Wouldn’t it be great if there was a way to switch into the writing world?
The ‘switch’ is the ability to step into a writing mindset by separating it from ordinary life.
I first began thinking about the concept of a switch when I was reading the early diaries of Sylvia Plath and Virginia Woolf. Plath wrote about how she ‘cannot live for life itself: but for the words which stay in the flux. My life, I feel, will not be lived until there are books and stories which relive it perpetually in time. I forget too easily how it was, and shrink to the horror of the here and now, with no past and no future.’
She wished to write her own life.
This sentiment echoes Virginia Woolf’s approach to her diary. From 1919, Woolf questioned: ‘what sort of diary should I like mine to be? Something loose knit and yet not slovenly, so elastic that it will embrace any thing, solemn, slight or beautiful that comes into mind.’
Both authors examined their interior lives in a remarkably poetic way. They narrated their lives as if they were constructing the world of a novel. It is easy to say that their interior world can be that richly painted because they are extraordinary writers. Yet it is important to note that they deliberately documented their intimate thoughts in highly stylised, novelistic ways.
My own experiences of early adulthood and ordinary life, in contrast, do not reflect the day-to-day life recorded by Plath and Woolf. Aside from the obvious differences in era and place, I have had full days of simply cleaning: dishes, clothes and myself. I have waited, impatiently, on the phone for hours at a time, listening on loop to tinny hold music in an attempt to sort out an electricity bill. These ordinary interludes that comprise the background of our lives are not usually elevated as the subjects of poeticially recounted diary entries.
My often bland experience felt like a poor imitation of how a writer should be living each day compared to Plath and Woolf. I then realised that the writerly perspective can be accessed through switching between the two states.
The world of the writer and the world recorded by the writer – whether fictiously conjured or narrated in private diaries – is a world in the process of being transformed.

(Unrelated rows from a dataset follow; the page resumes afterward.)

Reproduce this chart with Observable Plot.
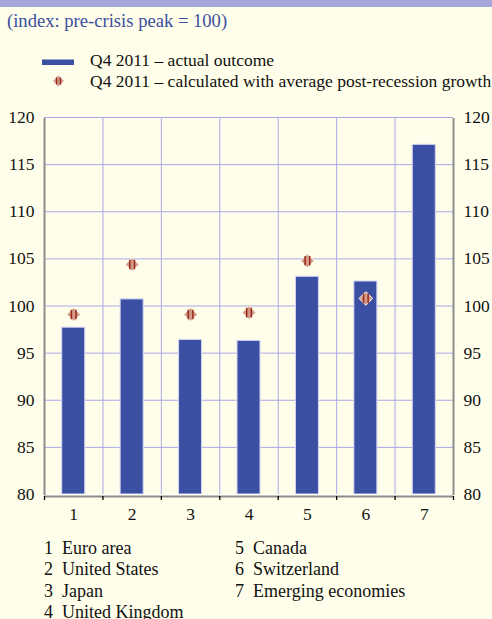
<!DOCTYPE html>
<html>
<head>
<meta charset="utf-8">
<script src="https://cdn.jsdelivr.net/npm/d3@7"></script>
<script src="https://cdn.jsdelivr.net/npm/@observablehq/plot@0.6"></script>
<style>
  html, body { margin: 0; padding: 0; background: #fffeea; }
  #wrap { position: relative; width: 492px; height: 619px; overflow: hidden; background: #fffeea;
          font-family: 'Liberation Serif'; font-size: 17px; color: #111; }
  #wrap div { font-family: 'Liberation Serif'; }
  #strip { position: absolute; left: 0; top: 0; width: 492px; height: 7px; background: #a6a6d8; }
  .abs { position: absolute; white-space: nowrap; line-height: 21px; }
  #subtitle { left: 7px; top: 10px; color: #3c4f9f; font-size: 18.6px; }
  #legend { font-size: 17.5px; }
  #chart { position: absolute; left: 0; top: 100px; }
  .fn { position: absolute; white-space: nowrap; line-height: 21.3px; font-size: 18px; }
  .fn span.n { display: inline-block; width: 18px; }
  svg text { font-family: 'Liberation Serif'; }
</style>
</head>
<body>
<div id="wrap">
  <div id="strip"></div>
  <div class="abs" id="subtitle" style="font-family:'Liberation Serif'">(index: pre-crisis peak = 100)</div>
  <svg class="abs" style="left:0;top:0" width="100" height="100">
    <rect x="42" y="59.5" width="32" height="5.5" fill="#3c50a3"></rect>
    <path d="M58.5,75 L64.5,81 L58.5,87 L52.5,81 Z" fill="#d29b88" stroke="#fff" stroke-width="1"></path>
    <path d="M56.6,77.5 L56.6,84.5 M60.4,77.5 L60.4,84.5" stroke="#9b2a1c" stroke-width="1.4" fill="none"></path>
  </svg>
  <div class="abs" id="legend" style="left:90px; top:50px; font-family:'Liberation Serif'"></div>
  <div id="chart"></div>
  <div class="fn" id="fn1" style="left:44px; top:538px; font-family:'Liberation Serif'"></div>
  <div class="fn" id="fn2" style="left:235px; top:538px; font-family:'Liberation Serif'"></div>
</div>
<script>
// ---- data ----
const categories = [1, 2, 3, 4, 5, 6, 7];
const names = ["Euro area", "United States", "Japan", "United Kingdom", "Canada", "Switzerland", "Emerging economies"];
const actual = [97.7, 100.7, 96.4, 96.3, 103.1, 102.6, 117.1];
const calculated = [99.1, 104.4, 99.1, 99.3, 104.8, 100.8, null];
const yTicks = [80, 85, 90, 95, 100, 105, 110, 115, 120];
const seriesLabels = ["Q4 2011 \u2013 actual outcome", "Q4 2011 \u2013 calculated with average post-recession growth"];

// ---- legend / footnote text ----
document.getElementById("legend").innerHTML = seriesLabels.map(s => `<div>${s}</div>`).join("");
const fnHtml = (idx) => idx.map(i => `<div><span class="n">${categories[i]}</span>${names[i]}</div>`).join("");
document.getElementById("fn1").innerHTML = fnHtml([0, 1, 2, 3]);
document.getElementById("fn2").innerHTML = fnHtml([4, 5, 6]);

// ---- chart ----
const bars = categories.map((c, i) => ({k: c, v: actual[i]}));
const pts = categories.map((c, i) => ({k: c, v: calculated[i]})).filter(d => d.v != null);
const half = 0.5;
const inner = categories.slice(0, -1).map(c => c + half);
const edges = [categories[0] - half, ...categories.map(c => c + half)];
const yMin = yTicks[0], yMax = yTicks[yTicks.length - 1];

const diamondSym = {draw(ctx) { const r = 6.8; ctx.moveTo(0, -r); ctx.lineTo(r, 0); ctx.lineTo(0, r); ctx.lineTo(-r, 0); ctx.closePath(); }};
const stripeSym = {draw(ctx) { ctx.moveTo(-2.3, -4.8); ctx.lineTo(-2.3, 4.8); ctx.moveTo(2.3, -4.8); ctx.lineTo(2.3, 4.8); }};

const grid = "#a9a9e8";
const axisGray = "#8c8c8c";

const chart = Plot.plot({
  width: 492,
  height: 430,
  marginLeft: 44,
  marginRight: 39,
  marginTop: 17,
  marginBottom: 36,
  style: {background: "transparent", fontFamily: "'Liberation Serif'", fontSize: "17.5px", color: "#111"},
  x: {type: "linear", domain: [edges[0], edges[edges.length - 1]]},
  y: {domain: [yMin, yMax]},
  marks: [
    Plot.ruleY(yTicks.slice(1), {stroke: grid, strokeWidth: 1}),
    Plot.ruleX(inner, {y1: yMin, y2: yMax, stroke: grid, strokeWidth: 1}),
    Plot.rectY(bars, {x1: d => d.k - 0.197, x2: d => d.k + 0.197, y1: yMin, y2: "v", fill: "#3c50a3", stroke: "#d6d6f4", strokeWidth: 1}),
    Plot.dot(pts, {x: "k", y: "v", symbol: diamondSym, r: 5, fill: "#d29b88", stroke: "#fffbe8", strokeWidth: 1}),
    Plot.dot(pts, {x: "k", y: "v", symbol: stripeSym, r: 5, fill: "none", stroke: "#9b2a1c", strokeWidth: 1.5}),
    Plot.ruleY([yMin], {stroke: "#ffffff", strokeWidth: 1.2}),
    Plot.ruleY([yMin], {stroke: axisGray, strokeWidth: 2, dy: 2}),
    Plot.ruleX([edges[0], edges[edges.length - 1]], {y1: yMin, y2: yMax, stroke: axisGray, strokeWidth: 2, dy: 1}),
    Plot.axisY(yTicks, {anchor: "left", tickSize: 0, tickPadding: 10, label: null}),
    Plot.axisY(yTicks, {anchor: "right", tickSize: 0, tickPadding: 10, label: null}),
    Plot.axisX(edges, {anchor: "bottom", tickSize: 4, tickFormat: () => "", dy: 2, stroke: "#000", strokeWidth: 1.3, label: null}),
    Plot.axisX(categories, {anchor: "bottom", tickSize: 0, tickPadding: 13, tickFormat: d => String(d), label: null})
  ]
});
document.getElementById("chart").appendChild(chart);
</script>
</body>
</html>
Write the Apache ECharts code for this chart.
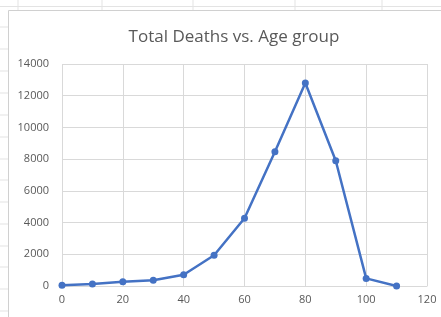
<!DOCTYPE html>
<html>
<head>
<meta charset="utf-8">
<script src="https://cdn.jsdelivr.net/npm/echarts@6/dist/echarts.min.js"></script>
<style>
  html, body { margin: 0; padding: 0; background: #fff; }
  #chart { width: 441px; height: 317px; }
</style>
</head>
<body>
<div id="chart"></div>
<script>
// age group (x) and total deaths (y)
const ageGroups = [0, 10, 20, 30, 40, 50, 60, 70, 80, 90, 100, 110]
const totalDeaths = [40, 120, 270, 360, 710, 1940, 4270, 8470, 12800, 7900, 480, 0]

const LABEL_COLOR = '#595959'
const GRID_COLOR = '#d9d9d9'
const SHEET_LINE = '#e3e3e3'

// spreadsheet cell lines showing around the chart object
function sheetLines() {
  const lines = []
  const rowYs = [27, 49, 71, 93, 115, 137, 159, 180, 202, 224, 246, 267, 289, 311]
  rowYs.forEach(y => {
    lines.push({ type: 'line', shape: { x1: 0, y1: y, x2: 8, y2: y }, style: { stroke: SHEET_LINE, lineWidth: 1 } })
  })
  const colXs = [18, 102, 193, 295, 382]
  colXs.forEach(x => {
    lines.push({ type: 'line', shape: { x1: x, y1: 0, x2: x, y2: 10 }, style: { stroke: SHEET_LINE, lineWidth: 1 } })
  })
  lines.push({ type: 'line', shape: { x1: 0, y1: 6.5, x2: 441, y2: 6.5 }, style: { stroke: SHEET_LINE, lineWidth: 1 } })
  // chart object border
  lines.push({ type: 'rect', shape: { x: 8.5, y: 10.5, width: 440, height: 320 }, style: { fill: '#fff', stroke: '#d0d0d0', lineWidth: 1 }, z: -1 })
  return lines
}

const chart = echarts.init(document.getElementById('chart'))

chart.setOption({
  backgroundColor: '#fff',
  animation: false,
  title: {
    text: 'Total Deaths vs. Age group',
    left: 229,
    textAlign: 'center',
    top: 24,
    textStyle: {
      color: LABEL_COLOR,
      fontSize: 17,
      fontWeight: 'normal',
      fontFamily: 'Open Sans'
    }
  },
  graphic: sheetLines(),
  grid: {
    left: 62,
    right: 14,
    top: 64,
    bottom: 31
  },
  xAxis: {
    type: 'value',
    min: 0,
    max: 120,
    interval: 20,
    axisLine: { show: true, lineStyle: { color: GRID_COLOR } },
    axisTick: { show: false },
    axisLabel: { color: LABEL_COLOR, fontSize: 11, fontFamily: 'Open Sans', margin: 8 },
    splitLine: { show: true, lineStyle: { color: GRID_COLOR } }
  },
  yAxis: {
    type: 'value',
    min: 0,
    max: 14000,
    interval: 2000,
    axisLine: { show: false },
    axisTick: { show: false },
    axisLabel: {
      color: LABEL_COLOR,
      fontSize: 11,
      fontFamily: 'Open Sans',
      margin: 13,
      formatter: v => String(v)
    },
    splitLine: { show: true, lineStyle: { color: GRID_COLOR } }
  },
  series: [
    {
      type: 'line',
      data: ageGroups.map((a, i) => [a, totalDeaths[i]]),
      symbol: 'circle',
      symbolSize: 7,
      itemStyle: { color: '#4472C4' },
      lineStyle: { color: '#4472C4', width: 2.5 }
    }
  ]
})
</script>
</body>
</html>
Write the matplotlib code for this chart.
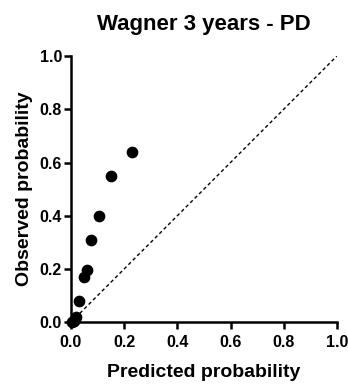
import matplotlib
matplotlib.use("Agg")
import matplotlib.pyplot as plt

predicted = [0.005, 0.012, 0.018, 0.03, 0.05, 0.062, 0.075, 0.105, 0.15, 0.23]
observed = [0.0, 0.005, 0.02, 0.08, 0.17, 0.195, 0.31, 0.40, 0.55, 0.64]
ticks = [0.0, 0.2, 0.4, 0.6, 0.8, 1.0]
tick_labels = ["0.0", "0.2", "0.4", "0.6", "0.8", "1.0"]

plt.rcParams['font.family'] = ['Liberation Sans', 'DejaVu Sans']
plt.rcParams['font.weight'] = 'bold'

fig = plt.figure(figsize=(3.48, 3.84), dpi=100)
ax = fig.add_axes([0.204, 0.161, 0.764, 0.693])
ax.plot([0, 1], [0, 1], linestyle=(0, (2.5, 2)), color='black', linewidth=1.0)
ax.scatter(predicted, observed, s=55, color='black', zorder=3, clip_on=False)
ax.set_xlim(0, 1)
ax.set_ylim(0, 1)
ax.set_xticks(ticks)
ax.set_xticklabels(tick_labels, fontsize=11.5, fontweight='bold')
ax.set_yticks(ticks)
ax.set_yticklabels(tick_labels, fontsize=11.5, fontweight='bold')
for s in ['top', 'right']:
    ax.spines[s].set_visible(False)
for s in ['left', 'bottom']:
    ax.spines[s].set_linewidth(1.8)
ax.tick_params(width=1.8, length=5, pad=1.5)
ax.tick_params(axis='x', pad=4)
ax.set_xlabel("Predicted probability", fontsize=14, fontweight='bold', labelpad=10)
ax.set_ylabel("Observed probability", fontsize=14, fontweight='bold', labelpad=5)
ax.set_title("Wagner 3 years - PD", fontsize=16, fontweight='bold', pad=19)
fig.savefig("out.png", dpi=100)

The writerly plane is one where the lines of an idea, or poetry, enter your mind unbidden. They enter no matter how focused you are on the ‘real life’ task at hand. When I spent long days studying in the university library, I would start recording the lines of poems that wrestled through my studious focus. I realised, as it happened more frequently during those intense times, that they needed to be recorded so that I could return to them when I could pay them attention. I recorded them for when I had the time to step into a creative space, time to fictionalise the world as Plath and Woolf did.
Yet, the success of the switch lies within keeping the two planes separated. It would be unbearable to live in the writing plane entirely, fictionalising every thought, experience and emotion. This intense, intimate examination of lived experiences removes a writer from the joy of simply being in the ordinary world.
The times after the busy spells become a cultivated space where you can embrace the switch. You can enjoy stepping into a writerly world of your own creation. The focus on your created space will become more concentrated through noticing the difference between the worlds as they become separate mental spaces.
Instead of jamming writing into the end of a busy working day, when you’re mentally exhausted by ordinary life, you could try to fictionalise one thing – such as the sky, or the way the light falls, or the silence of a room – and that will be enough. This will sustain your own creativity, without trying to force writing that does not have the space to grow at that time.
Record the little moments for a time when you can focus on them and start accessing your ‘switch’.